Problem description:
Every line in the listing is to be echoed verbatim.

Information provided:
+ + +
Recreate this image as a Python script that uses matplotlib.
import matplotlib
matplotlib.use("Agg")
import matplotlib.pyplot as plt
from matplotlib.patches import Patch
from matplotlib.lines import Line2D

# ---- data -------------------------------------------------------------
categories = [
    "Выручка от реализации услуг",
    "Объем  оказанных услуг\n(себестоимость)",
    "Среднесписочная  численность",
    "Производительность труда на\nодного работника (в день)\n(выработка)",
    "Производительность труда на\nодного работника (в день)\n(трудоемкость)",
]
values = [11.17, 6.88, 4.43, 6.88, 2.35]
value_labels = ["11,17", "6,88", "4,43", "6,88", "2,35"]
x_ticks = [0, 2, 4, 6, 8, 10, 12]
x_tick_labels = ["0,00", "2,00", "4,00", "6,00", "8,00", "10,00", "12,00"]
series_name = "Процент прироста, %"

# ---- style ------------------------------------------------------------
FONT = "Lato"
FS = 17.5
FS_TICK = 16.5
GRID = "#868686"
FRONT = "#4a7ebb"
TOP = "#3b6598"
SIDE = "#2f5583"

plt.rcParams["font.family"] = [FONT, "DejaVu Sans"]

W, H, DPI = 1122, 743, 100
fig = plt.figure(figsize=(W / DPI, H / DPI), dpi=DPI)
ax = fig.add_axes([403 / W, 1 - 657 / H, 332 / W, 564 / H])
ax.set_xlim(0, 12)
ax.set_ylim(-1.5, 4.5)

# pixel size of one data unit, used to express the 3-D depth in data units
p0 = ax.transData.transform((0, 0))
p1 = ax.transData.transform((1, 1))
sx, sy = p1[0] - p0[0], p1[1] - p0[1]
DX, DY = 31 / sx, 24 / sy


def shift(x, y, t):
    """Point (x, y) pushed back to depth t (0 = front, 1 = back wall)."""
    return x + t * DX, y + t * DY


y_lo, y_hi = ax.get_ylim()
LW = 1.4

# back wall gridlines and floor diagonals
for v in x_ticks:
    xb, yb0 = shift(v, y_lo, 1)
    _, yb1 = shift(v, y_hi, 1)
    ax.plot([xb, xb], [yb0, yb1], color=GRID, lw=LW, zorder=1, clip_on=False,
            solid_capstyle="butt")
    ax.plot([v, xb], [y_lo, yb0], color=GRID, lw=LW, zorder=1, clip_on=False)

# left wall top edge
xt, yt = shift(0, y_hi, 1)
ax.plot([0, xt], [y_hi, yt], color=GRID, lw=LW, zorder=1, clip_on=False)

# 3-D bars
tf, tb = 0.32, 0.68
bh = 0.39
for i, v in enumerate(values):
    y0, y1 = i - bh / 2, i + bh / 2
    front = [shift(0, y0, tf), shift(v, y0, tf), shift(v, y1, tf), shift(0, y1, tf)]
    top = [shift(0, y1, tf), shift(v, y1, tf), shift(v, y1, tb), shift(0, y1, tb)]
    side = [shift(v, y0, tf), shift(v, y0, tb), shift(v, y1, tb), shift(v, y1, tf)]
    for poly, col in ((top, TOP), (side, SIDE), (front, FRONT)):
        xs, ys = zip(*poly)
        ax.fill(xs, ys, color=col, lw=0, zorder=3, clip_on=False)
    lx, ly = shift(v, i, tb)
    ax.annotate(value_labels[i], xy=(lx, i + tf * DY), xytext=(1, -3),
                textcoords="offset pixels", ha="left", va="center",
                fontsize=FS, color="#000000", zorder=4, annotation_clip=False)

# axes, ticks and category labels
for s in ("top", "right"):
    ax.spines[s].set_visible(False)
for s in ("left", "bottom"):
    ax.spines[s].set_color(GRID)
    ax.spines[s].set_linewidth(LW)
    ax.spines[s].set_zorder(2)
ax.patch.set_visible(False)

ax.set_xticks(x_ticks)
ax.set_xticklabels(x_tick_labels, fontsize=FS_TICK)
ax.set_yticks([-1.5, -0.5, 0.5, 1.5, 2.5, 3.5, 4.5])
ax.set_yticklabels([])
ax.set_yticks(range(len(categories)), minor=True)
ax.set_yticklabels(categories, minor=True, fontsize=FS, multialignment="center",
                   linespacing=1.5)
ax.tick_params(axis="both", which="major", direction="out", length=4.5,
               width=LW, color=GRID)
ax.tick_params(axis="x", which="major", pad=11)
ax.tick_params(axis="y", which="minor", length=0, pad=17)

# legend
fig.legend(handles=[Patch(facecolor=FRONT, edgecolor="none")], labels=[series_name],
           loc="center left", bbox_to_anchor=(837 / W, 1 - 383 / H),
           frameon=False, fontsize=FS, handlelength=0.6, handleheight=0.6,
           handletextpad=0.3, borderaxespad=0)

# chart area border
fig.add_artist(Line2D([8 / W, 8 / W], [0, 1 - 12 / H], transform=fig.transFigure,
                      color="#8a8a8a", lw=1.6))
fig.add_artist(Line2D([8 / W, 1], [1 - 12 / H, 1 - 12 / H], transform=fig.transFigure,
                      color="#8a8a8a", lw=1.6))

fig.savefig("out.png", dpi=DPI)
+ + +
Exercise solution:
Recreate this image as a Python script that uses matplotlib.
import matplotlib
matplotlib.use("Agg")
import matplotlib.pyplot as plt
from matplotlib.patches import Patch
from matplotlib.lines import Line2D

# ---- data -------------------------------------------------------------
categories = [
    "Выручка от реализации услуг",
    "Объем  оказанных услуг\n(себестоимость)",
    "Среднесписочная  численность",
    "Производительность труда на\nодного работника (в день)\n(выработка)",
    "Производительность труда на\nодного работника (в день)\n(трудоемкость)",
]
values = [11.17, 6.88, 4.43, 6.88, 2.35]
value_labels = ["11,17", "6,88", "4,43", "6,88", "2,35"]
x_ticks = [0, 2, 4, 6, 8, 10, 12]
x_tick_labels = ["0,00", "2,00", "4,00", "6,00", "8,00", "10,00", "12,00"]
series_name = "Процент прироста, %"

# ---- style ------------------------------------------------------------
FONT = "Lato"
FS = 17.5
FS_TICK = 16.5
GRID = "#868686"
FRONT = "#4a7ebb"
TOP = "#3b6598"
SIDE = "#2f5583"

plt.rcParams["font.family"] = [FONT, "DejaVu Sans"]

W, H, DPI = 1122, 743, 100
fig = plt.figure(figsize=(W / DPI, H / DPI), dpi=DPI)
ax = fig.add_axes([403 / W, 1 - 657 / H, 332 / W, 564 / H])
ax.set_xlim(0, 12)
ax.set_ylim(-1.5, 4.5)

# pixel size of one data unit, used to express the 3-D depth in data units
p0 = ax.transData.transform((0, 0))
p1 = ax.transData.transform((1, 1))
sx, sy = p1[0] - p0[0], p1[1] - p0[1]
DX, DY = 31 / sx, 24 / sy


def shift(x, y, t):
    """Point (x, y) pushed back to depth t (0 = front, 1 = back wall)."""
    return x + t * DX, y + t * DY


y_lo, y_hi = ax.get_ylim()
LW = 1.4

# back wall gridlines and floor diagonals
for v in x_ticks:
    xb, yb0 = shift(v, y_lo, 1)
    _, yb1 = shift(v, y_hi, 1)
    ax.plot([xb, xb], [yb0, yb1], color=GRID, lw=LW, zorder=1, clip_on=False,
            solid_capstyle="butt")
    ax.plot([v, xb], [y_lo, yb0], color=GRID, lw=LW, zorder=1, clip_on=False)

# left wall top edge
xt, yt = shift(0, y_hi, 1)
ax.plot([0, xt], [y_hi, yt], color=GRID, lw=LW, zorder=1, clip_on=False)

# 3-D bars
tf, tb = 0.32, 0.68
bh = 0.39
for i, v in enumerate(values):
    y0, y1 = i - bh / 2, i + bh / 2
    front = [shift(0, y0, tf), shift(v, y0, tf), shift(v, y1, tf), shift(0, y1, tf)]
    top = [shift(0, y1, tf), shift(v, y1, tf), shift(v, y1, tb), shift(0, y1, tb)]
    side = [shift(v, y0, tf), shift(v, y0, tb), shift(v, y1, tb), shift(v, y1, tf)]
    for poly, col in ((top, TOP), (side, SIDE), (front, FRONT)):
        xs, ys = zip(*poly)
        ax.fill(xs, ys, color=col, lw=0, zorder=3, clip_on=False)
    lx, ly = shift(v, i, tb)
    ax.annotate(value_labels[i], xy=(lx, i + tf * DY), xytext=(1, -3),
                textcoords="offset pixels", ha="left", va="center",
                fontsize=FS, color="#000000", zorder=4, annotation_clip=False)

# axes, ticks and category labels
for s in ("top", "right"):
    ax.spines[s].set_visible(False)
for s in ("left", "bottom"):
    ax.spines[s].set_color(GRID)
    ax.spines[s].set_linewidth(LW)
    ax.spines[s].set_zorder(2)
ax.patch.set_visible(False)

ax.set_xticks(x_ticks)
ax.set_xticklabels(x_tick_labels, fontsize=FS_TICK)
ax.set_yticks([-1.5, -0.5, 0.5, 1.5, 2.5, 3.5, 4.5])
ax.set_yticklabels([])
ax.set_yticks(range(len(categories)), minor=True)
ax.set_yticklabels(categories, minor=True, fontsize=FS, multialignment="center",
                   linespacing=1.5)
ax.tick_params(axis="both", which="major", direction="out", length=4.5,
               width=LW, color=GRID)
ax.tick_params(axis="x", which="major", pad=11)
ax.tick_params(axis="y", which="minor", length=0, pad=17)

# legend
fig.legend(handles=[Patch(facecolor=FRONT, edgecolor="none")], labels=[series_name],
           loc="center left", bbox_to_anchor=(837 / W, 1 - 383 / H),
           frameon=False, fontsize=FS, handlelength=0.6, handleheight=0.6,
           handletextpad=0.3, borderaxespad=0)

# chart area border
fig.add_artist(Line2D([8 / W, 8 / W], [0, 1 - 12 / H], transform=fig.transFigure,
                      color="#8a8a8a", lw=1.6))
fig.add_artist(Line2D([8 / W, 1], [1 - 12 / H, 1 - 12 / H], transform=fig.transFigure,
                      color="#8a8a8a", lw=1.6))

fig.savefig("out.png", dpi=DPI)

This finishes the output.